The Victorian Trades Hall is the symbolic home of trade unionism in the state, and is associated with key events in the history of the unions, the Australian Labour Party and the country as a whole. In March 2016 we completed a conservation management plan (CMP) for the building to guide its future use and management.
Constructed in ten stages — the most significant occurring between 1876 and 1925 — the Trades Hall occupies a central Melbourne location, near the Old Gaol, RMIT University and the Eight Hour Day monument. Its fortunes ebbed and flowed with those of the unions, the foundations for which were shaped in the gold-rush era with its wealth, articulate skilled workforce and prominent citizens determined to create a democratic society.
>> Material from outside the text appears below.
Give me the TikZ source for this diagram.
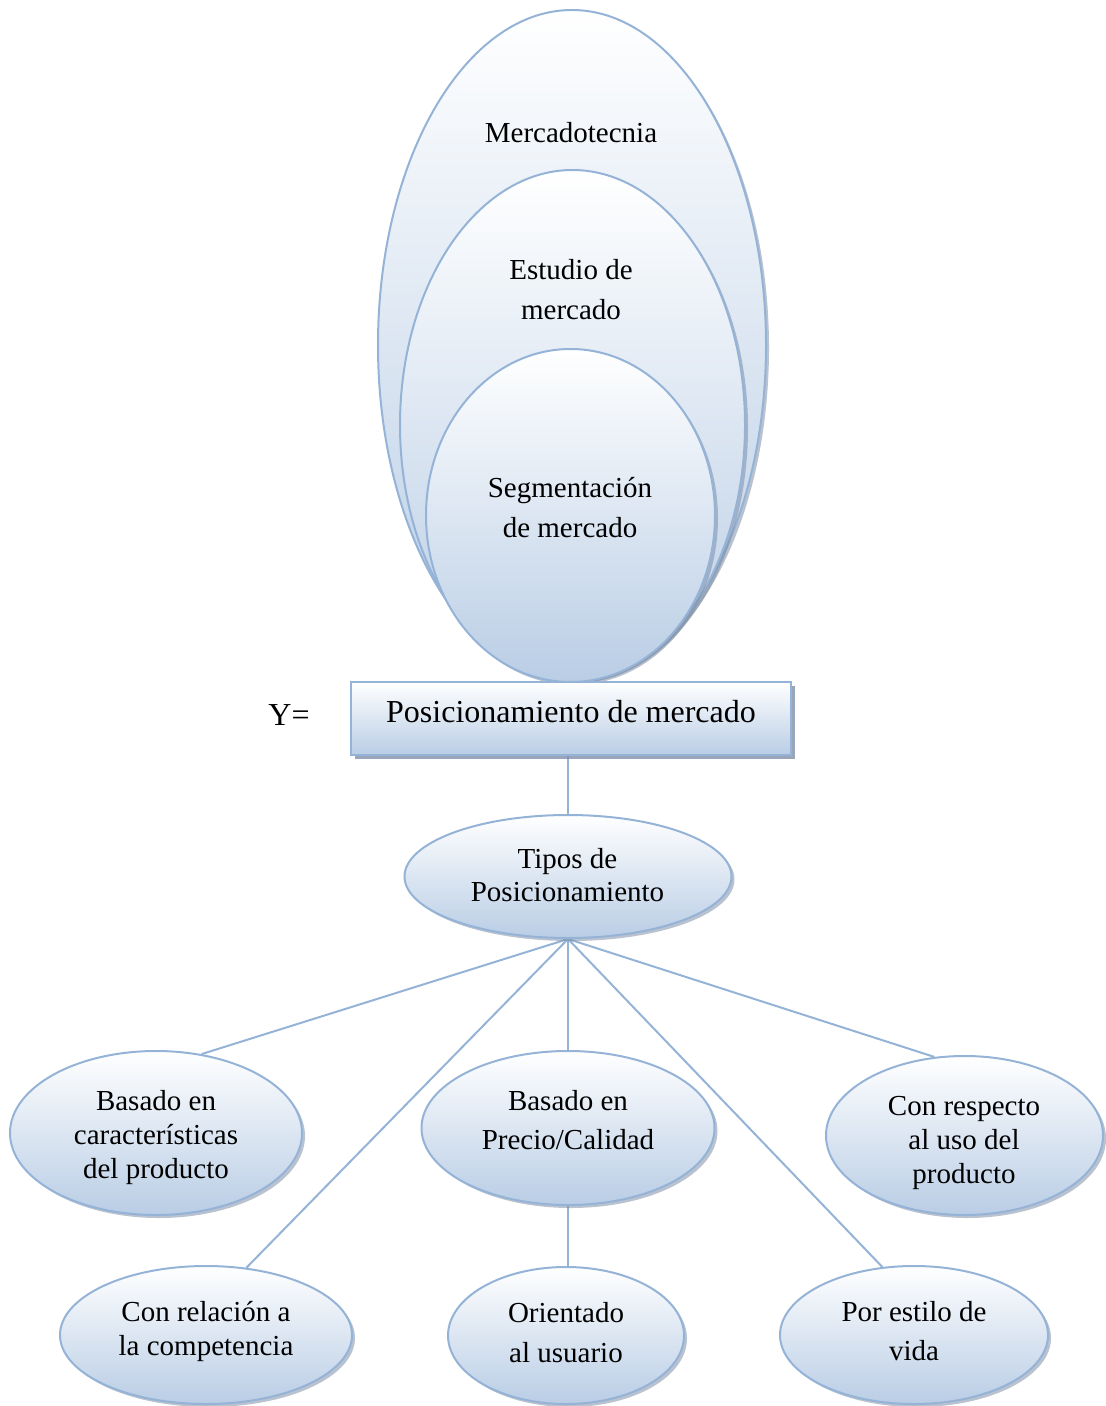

The CMP focuses on a series of management and planning issues that face the Victorian Trades Hall Council. These include the ongoing and future uses of the building, the need to comply with statutory requirements such as the building code, establishing conservation works priorities, and looking at the possibilities of adaptation for parts of the building and/or its development. Lovell Chen prepared a condition report in March 2016, and works began in 2017, partly funded by a government grant from the Living Heritage Program.
The CMP also reviews and further analyses the heritage values of the complex already described in existing heritage listings, including the Victorian Heritage Register. It is a key reference for Heritage Victoria in considering future works proposals and permit applications. Consideration has also been given to the potential for the Trades Hall to be of significance at a national level.